Requirement:
Begin at the first line of the data and copy each line through the one containing "(0,0) rectangle (1278,700);", that line included, with no pictures.
[Begin Data block]
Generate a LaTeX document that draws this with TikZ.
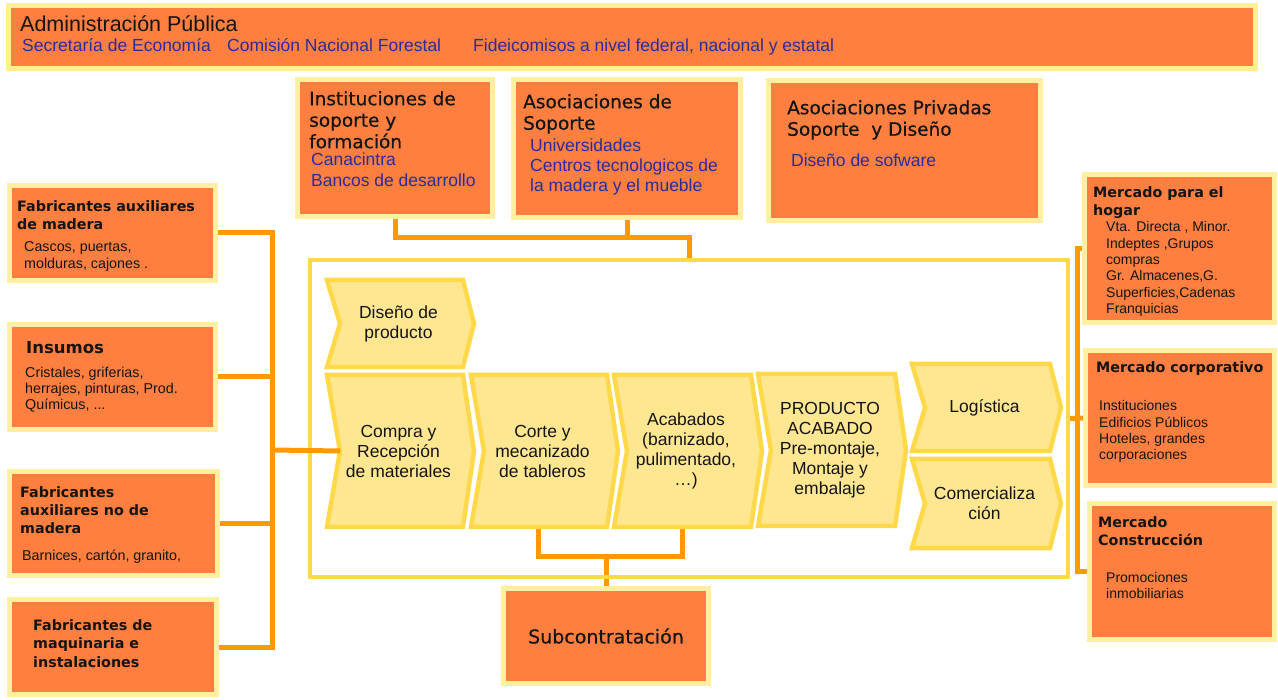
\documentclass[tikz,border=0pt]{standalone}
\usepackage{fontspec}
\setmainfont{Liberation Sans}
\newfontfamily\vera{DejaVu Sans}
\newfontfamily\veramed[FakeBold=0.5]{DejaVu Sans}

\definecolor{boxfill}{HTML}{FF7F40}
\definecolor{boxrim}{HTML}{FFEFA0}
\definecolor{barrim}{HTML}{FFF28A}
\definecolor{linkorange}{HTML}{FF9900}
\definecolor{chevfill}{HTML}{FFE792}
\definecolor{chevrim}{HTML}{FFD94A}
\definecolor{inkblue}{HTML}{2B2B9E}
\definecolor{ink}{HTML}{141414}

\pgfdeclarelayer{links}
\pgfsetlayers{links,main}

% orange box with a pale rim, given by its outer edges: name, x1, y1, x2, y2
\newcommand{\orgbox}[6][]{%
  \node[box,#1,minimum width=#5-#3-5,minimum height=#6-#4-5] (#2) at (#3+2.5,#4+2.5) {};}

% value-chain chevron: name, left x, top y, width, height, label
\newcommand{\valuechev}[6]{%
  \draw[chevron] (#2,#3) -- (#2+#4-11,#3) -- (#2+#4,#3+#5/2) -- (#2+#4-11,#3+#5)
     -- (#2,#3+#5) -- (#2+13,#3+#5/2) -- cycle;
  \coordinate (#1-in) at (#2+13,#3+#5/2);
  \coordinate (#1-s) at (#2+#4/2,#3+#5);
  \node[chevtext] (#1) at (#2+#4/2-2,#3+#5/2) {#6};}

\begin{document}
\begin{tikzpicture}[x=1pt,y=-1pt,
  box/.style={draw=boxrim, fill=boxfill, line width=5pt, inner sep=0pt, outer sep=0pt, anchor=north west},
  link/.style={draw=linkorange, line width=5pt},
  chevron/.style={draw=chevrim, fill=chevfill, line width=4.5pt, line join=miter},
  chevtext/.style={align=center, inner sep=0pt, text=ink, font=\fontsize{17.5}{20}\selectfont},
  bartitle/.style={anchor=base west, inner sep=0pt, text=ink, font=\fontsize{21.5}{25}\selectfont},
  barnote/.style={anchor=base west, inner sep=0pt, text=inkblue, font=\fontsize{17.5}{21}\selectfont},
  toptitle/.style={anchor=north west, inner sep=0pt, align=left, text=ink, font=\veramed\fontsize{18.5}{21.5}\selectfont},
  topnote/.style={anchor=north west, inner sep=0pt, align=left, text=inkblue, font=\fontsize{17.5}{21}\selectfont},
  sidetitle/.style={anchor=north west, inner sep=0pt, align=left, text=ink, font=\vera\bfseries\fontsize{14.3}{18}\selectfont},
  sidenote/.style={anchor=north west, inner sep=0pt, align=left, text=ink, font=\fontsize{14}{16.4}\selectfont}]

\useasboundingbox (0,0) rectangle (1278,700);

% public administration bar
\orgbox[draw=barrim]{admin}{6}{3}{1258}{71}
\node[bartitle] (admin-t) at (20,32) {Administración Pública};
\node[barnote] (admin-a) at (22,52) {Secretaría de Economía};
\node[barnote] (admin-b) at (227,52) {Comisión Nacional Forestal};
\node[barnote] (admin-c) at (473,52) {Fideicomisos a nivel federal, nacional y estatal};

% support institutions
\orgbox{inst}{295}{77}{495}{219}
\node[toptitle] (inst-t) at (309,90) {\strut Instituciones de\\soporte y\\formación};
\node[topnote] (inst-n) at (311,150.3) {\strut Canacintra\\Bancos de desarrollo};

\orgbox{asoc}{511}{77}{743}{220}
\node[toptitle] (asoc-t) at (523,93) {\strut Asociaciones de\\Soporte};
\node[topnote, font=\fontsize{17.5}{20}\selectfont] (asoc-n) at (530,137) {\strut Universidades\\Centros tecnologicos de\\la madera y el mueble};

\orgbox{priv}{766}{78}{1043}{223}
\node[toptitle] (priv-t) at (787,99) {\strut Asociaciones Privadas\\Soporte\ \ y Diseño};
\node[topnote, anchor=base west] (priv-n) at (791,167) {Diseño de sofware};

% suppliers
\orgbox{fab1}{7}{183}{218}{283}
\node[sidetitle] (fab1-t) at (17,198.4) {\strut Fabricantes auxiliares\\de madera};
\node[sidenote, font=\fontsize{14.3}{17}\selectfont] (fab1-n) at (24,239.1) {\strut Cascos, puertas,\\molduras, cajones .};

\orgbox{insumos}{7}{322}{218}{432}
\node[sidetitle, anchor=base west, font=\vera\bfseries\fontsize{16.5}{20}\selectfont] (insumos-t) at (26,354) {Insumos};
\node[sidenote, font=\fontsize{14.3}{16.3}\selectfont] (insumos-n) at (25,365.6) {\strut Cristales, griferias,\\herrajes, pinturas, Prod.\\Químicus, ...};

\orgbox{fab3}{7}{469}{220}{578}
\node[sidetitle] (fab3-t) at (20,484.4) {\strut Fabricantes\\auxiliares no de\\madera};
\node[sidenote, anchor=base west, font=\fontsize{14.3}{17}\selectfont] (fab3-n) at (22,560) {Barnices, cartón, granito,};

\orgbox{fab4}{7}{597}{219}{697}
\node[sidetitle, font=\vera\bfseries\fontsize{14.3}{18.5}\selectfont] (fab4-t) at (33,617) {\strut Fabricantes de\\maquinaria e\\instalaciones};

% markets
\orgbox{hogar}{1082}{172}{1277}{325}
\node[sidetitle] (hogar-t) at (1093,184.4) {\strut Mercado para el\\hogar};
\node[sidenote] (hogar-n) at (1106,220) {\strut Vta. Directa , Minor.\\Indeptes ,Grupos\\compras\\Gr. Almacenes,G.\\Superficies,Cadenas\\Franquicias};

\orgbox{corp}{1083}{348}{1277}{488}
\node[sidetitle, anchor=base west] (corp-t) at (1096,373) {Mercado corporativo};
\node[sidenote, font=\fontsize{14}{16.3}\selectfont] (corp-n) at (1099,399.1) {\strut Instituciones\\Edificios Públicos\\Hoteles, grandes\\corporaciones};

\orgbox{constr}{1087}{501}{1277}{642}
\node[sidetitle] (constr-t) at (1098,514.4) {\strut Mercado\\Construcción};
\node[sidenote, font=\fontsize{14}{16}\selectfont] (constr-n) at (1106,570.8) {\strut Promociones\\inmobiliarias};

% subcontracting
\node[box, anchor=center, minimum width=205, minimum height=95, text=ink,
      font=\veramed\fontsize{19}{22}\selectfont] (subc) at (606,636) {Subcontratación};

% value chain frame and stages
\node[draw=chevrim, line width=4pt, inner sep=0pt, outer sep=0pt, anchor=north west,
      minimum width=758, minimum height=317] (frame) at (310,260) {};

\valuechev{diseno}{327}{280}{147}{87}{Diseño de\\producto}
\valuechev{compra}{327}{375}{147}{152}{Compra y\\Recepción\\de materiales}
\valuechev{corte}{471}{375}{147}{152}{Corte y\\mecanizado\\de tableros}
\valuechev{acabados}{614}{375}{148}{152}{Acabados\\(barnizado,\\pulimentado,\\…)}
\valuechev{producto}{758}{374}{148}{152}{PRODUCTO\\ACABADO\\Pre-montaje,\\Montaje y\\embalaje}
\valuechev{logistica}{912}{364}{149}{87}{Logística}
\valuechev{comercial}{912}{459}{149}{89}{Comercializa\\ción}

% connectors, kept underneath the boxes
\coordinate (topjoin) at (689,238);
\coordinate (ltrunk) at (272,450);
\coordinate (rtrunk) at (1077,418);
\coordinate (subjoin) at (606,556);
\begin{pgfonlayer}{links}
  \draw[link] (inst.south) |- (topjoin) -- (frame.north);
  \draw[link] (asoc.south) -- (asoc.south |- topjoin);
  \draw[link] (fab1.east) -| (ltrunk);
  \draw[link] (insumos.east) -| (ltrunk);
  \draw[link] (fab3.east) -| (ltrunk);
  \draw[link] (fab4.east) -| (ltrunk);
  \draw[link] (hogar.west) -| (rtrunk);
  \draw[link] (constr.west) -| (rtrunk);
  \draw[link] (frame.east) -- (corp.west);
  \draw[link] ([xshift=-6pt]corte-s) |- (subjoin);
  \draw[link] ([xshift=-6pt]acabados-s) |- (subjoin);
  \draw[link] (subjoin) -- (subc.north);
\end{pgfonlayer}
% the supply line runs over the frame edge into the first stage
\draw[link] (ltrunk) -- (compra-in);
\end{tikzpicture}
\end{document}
[End Data block]
Answer in full:
Generate a LaTeX document that draws this with TikZ.
\documentclass[tikz,border=0pt]{standalone}
\usepackage{fontspec}
\setmainfont{Liberation Sans}
\newfontfamily\vera{DejaVu Sans}
\newfontfamily\veramed[FakeBold=0.5]{DejaVu Sans}

\definecolor{boxfill}{HTML}{FF7F40}
\definecolor{boxrim}{HTML}{FFEFA0}
\definecolor{barrim}{HTML}{FFF28A}
\definecolor{linkorange}{HTML}{FF9900}
\definecolor{chevfill}{HTML}{FFE792}
\definecolor{chevrim}{HTML}{FFD94A}
\definecolor{inkblue}{HTML}{2B2B9E}
\definecolor{ink}{HTML}{141414}

\pgfdeclarelayer{links}
\pgfsetlayers{links,main}

% orange box with a pale rim, given by its outer edges: name, x1, y1, x2, y2
\newcommand{\orgbox}[6][]{%
  \node[box,#1,minimum width=#5-#3-5,minimum height=#6-#4-5] (#2) at (#3+2.5,#4+2.5) {};}

% value-chain chevron: name, left x, top y, width, height, label
\newcommand{\valuechev}[6]{%
  \draw[chevron] (#2,#3) -- (#2+#4-11,#3) -- (#2+#4,#3+#5/2) -- (#2+#4-11,#3+#5)
     -- (#2,#3+#5) -- (#2+13,#3+#5/2) -- cycle;
  \coordinate (#1-in) at (#2+13,#3+#5/2);
  \coordinate (#1-s) at (#2+#4/2,#3+#5);
  \node[chevtext] (#1) at (#2+#4/2-2,#3+#5/2) {#6};}

\begin{document}
\begin{tikzpicture}[x=1pt,y=-1pt,
  box/.style={draw=boxrim, fill=boxfill, line width=5pt, inner sep=0pt, outer sep=0pt, anchor=north west},
  link/.style={draw=linkorange, line width=5pt},
  chevron/.style={draw=chevrim, fill=chevfill, line width=4.5pt, line join=miter},
  chevtext/.style={align=center, inner sep=0pt, text=ink, font=\fontsize{17.5}{20}\selectfont},
  bartitle/.style={anchor=base west, inner sep=0pt, text=ink, font=\fontsize{21.5}{25}\selectfont},
  barnote/.style={anchor=base west, inner sep=0pt, text=inkblue, font=\fontsize{17.5}{21}\selectfont},
  toptitle/.style={anchor=north west, inner sep=0pt, align=left, text=ink, font=\veramed\fontsize{18.5}{21.5}\selectfont},
  topnote/.style={anchor=north west, inner sep=0pt, align=left, text=inkblue, font=\fontsize{17.5}{21}\selectfont},
  sidetitle/.style={anchor=north west, inner sep=0pt, align=left, text=ink, font=\vera\bfseries\fontsize{14.3}{18}\selectfont},
  sidenote/.style={anchor=north west, inner sep=0pt, align=left, text=ink, font=\fontsize{14}{16.4}\selectfont}]

\useasboundingbox (0,0) rectangle (1278,700);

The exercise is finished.